In tutte le capitali occidentali è necessario più lavoro per evidenziare gli abusi nello Xinjiang. Mentre i diplomatici britannici visitavano la regione nell’agosto 2018, e il Segretario agli Esteri Jeremy Hunt in seguito concordava ampiamente con il generale consenso circa le diffuse violazioni dei diritti umani, c’è stata una ben poco ampia discussione, specialmente tra il mondo accademico e quello dei think tank, circa i potenziali esiti politici per il Regno Unito. La Henry Jackson Society ha tentato di cambiare ciò con una discussione svoltasi in parlamento a gennaio, un dialogo che coinvolgeva i sopravvissuti uiguri e i responsabili politici del Regno Unito, e ha concluso che effettivamente l’immensa leva economica della Cina aveva enormemente ridotto la copertura della situazione nello Xinjiang sia dei media mondiali sia di quelli islamici. L’ampliamento del dibattito pubblico a Londra, Washington e in altre capitali, oltre a una più ampia copertura mediatica degli eventi, potrebbe accelerare i tempi per una condanna a livello mondiale, e, auspicabilmente, ribaltare la situazione della popolazione uigura.

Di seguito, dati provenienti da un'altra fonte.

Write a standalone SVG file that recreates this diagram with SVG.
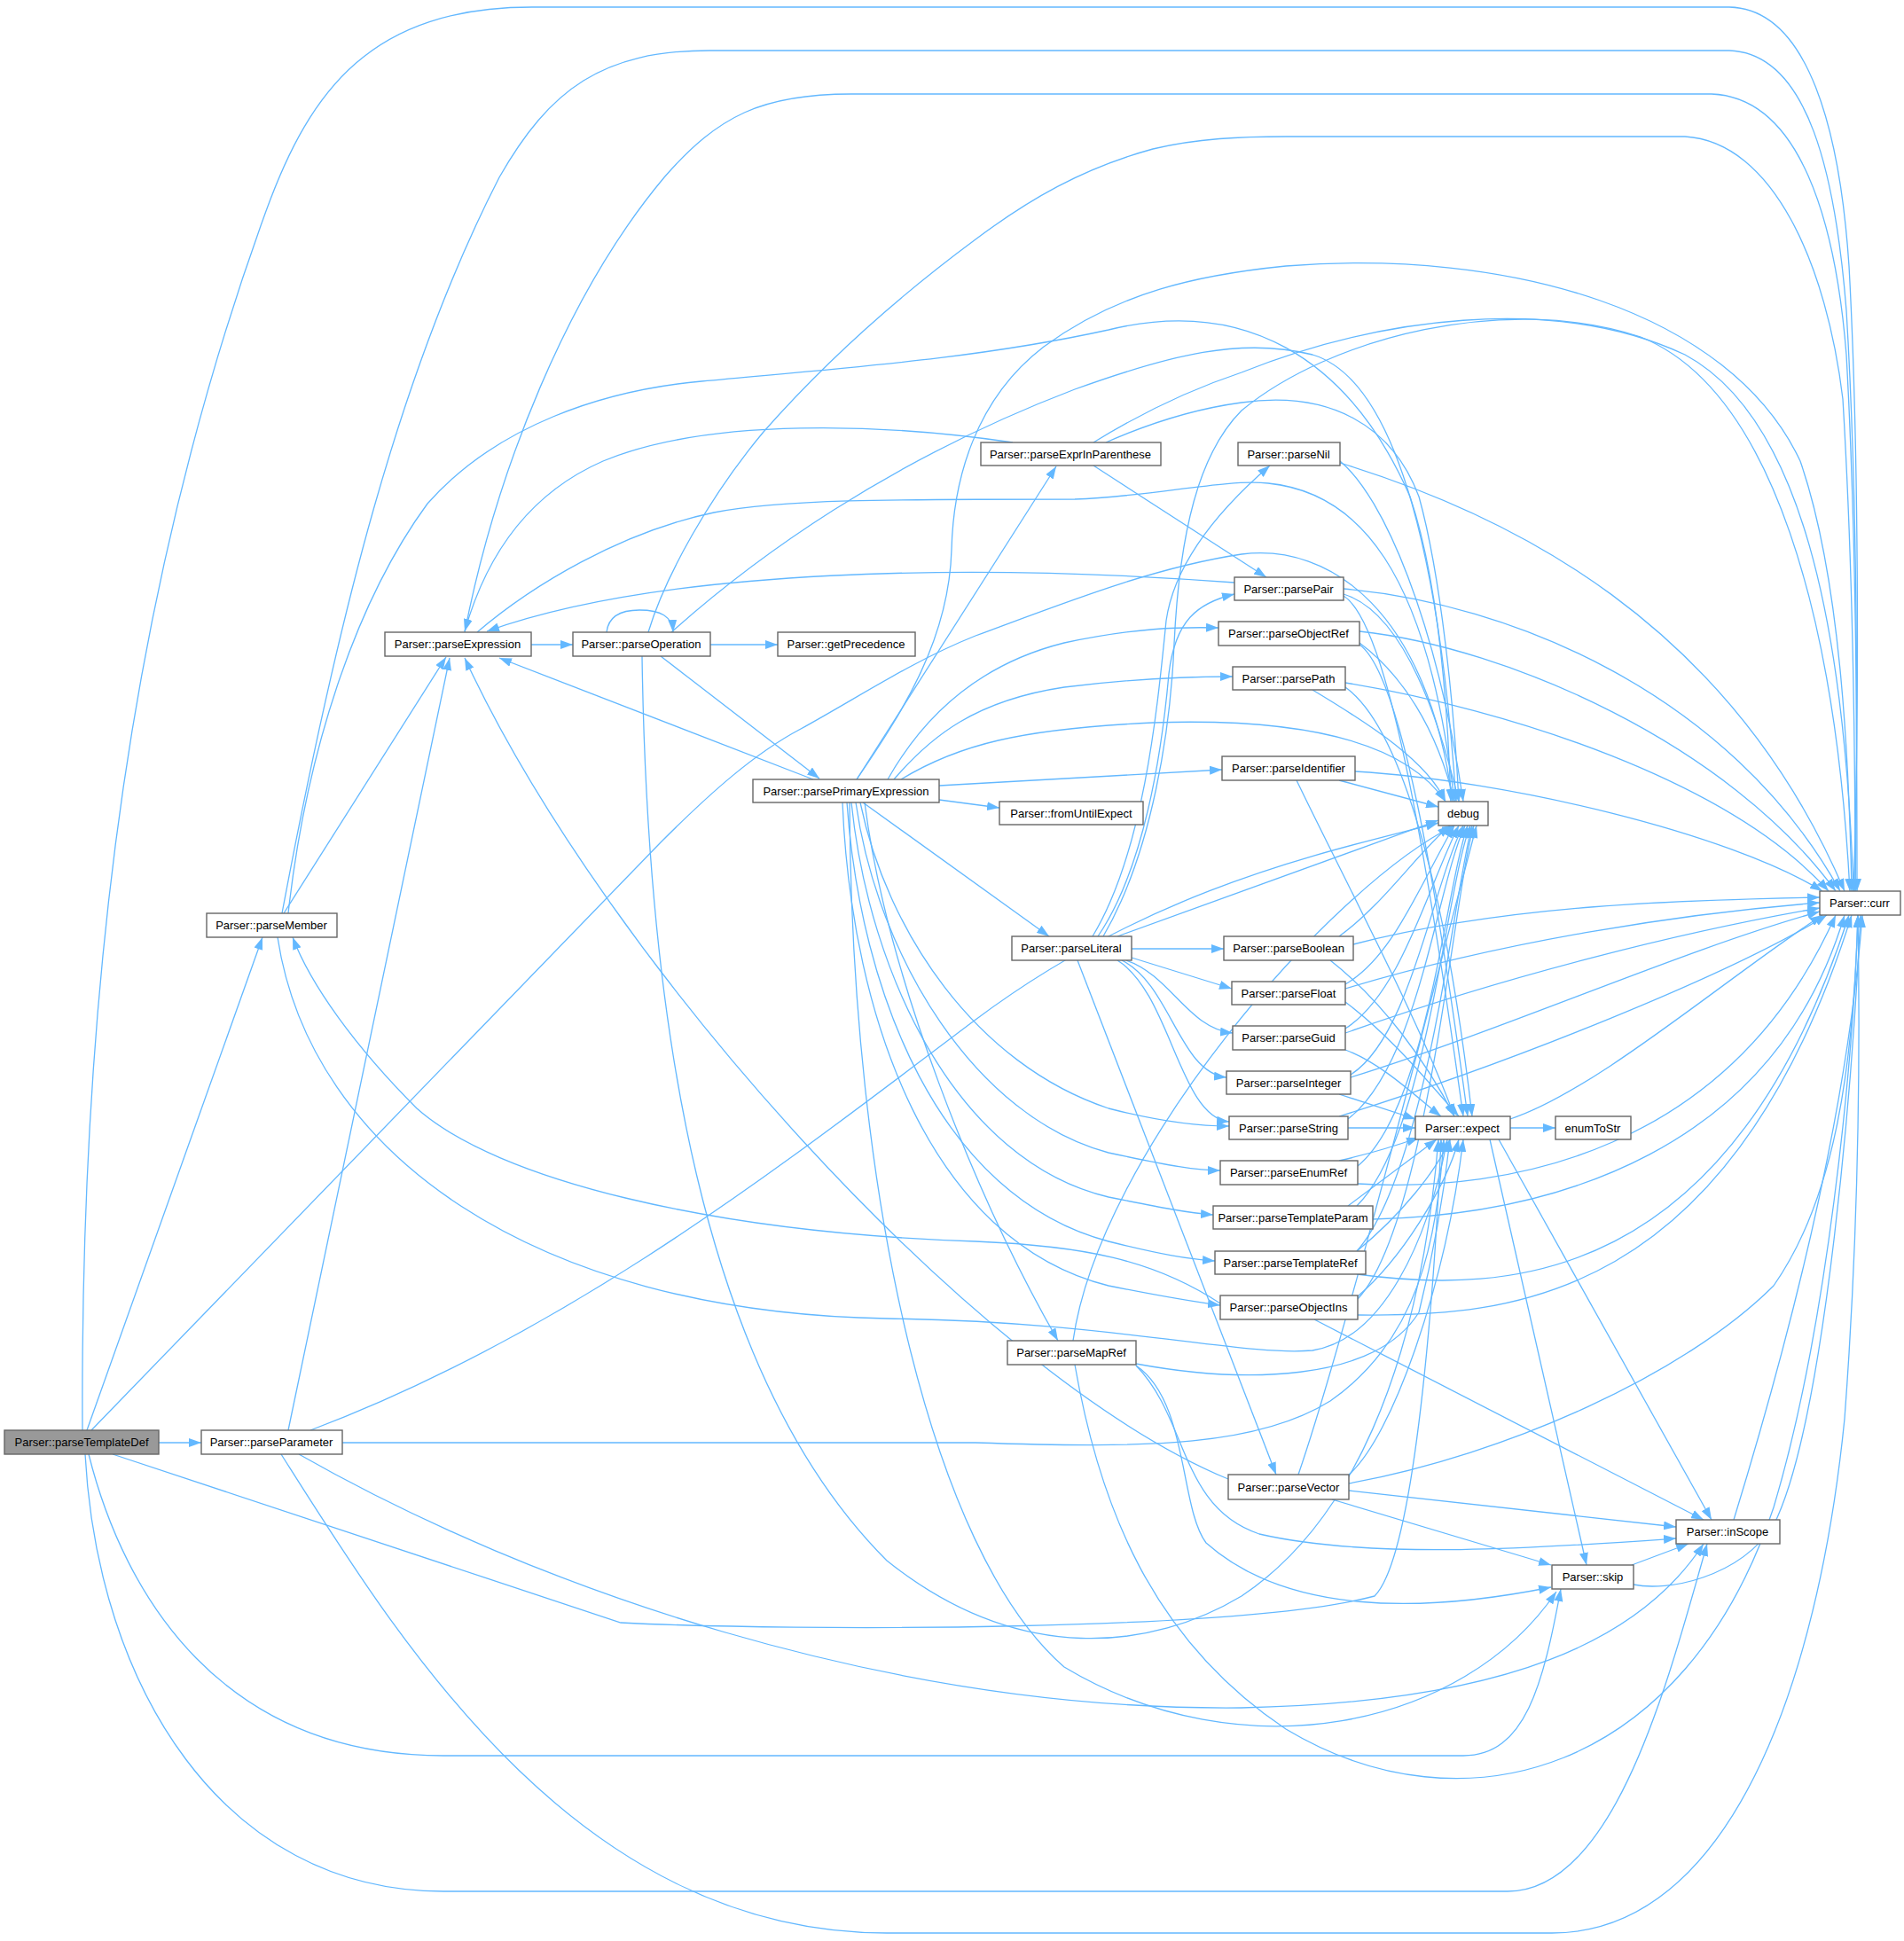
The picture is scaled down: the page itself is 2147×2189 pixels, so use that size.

Come si è visto gli Stati possono sentirsi impotenti ad agire isolatamente. Collettivamente però, una presa di posizione unitaria dovrebbe continuare ad essere potenziata e se saranno più numerosi, non permetteranno che la repressione nello Xinjiang costituisca una prova del fallimento collettivo della comunità internazionale incapace di agire unitariamente contro una delle più grandi ingiustizie morali del nostro tempo.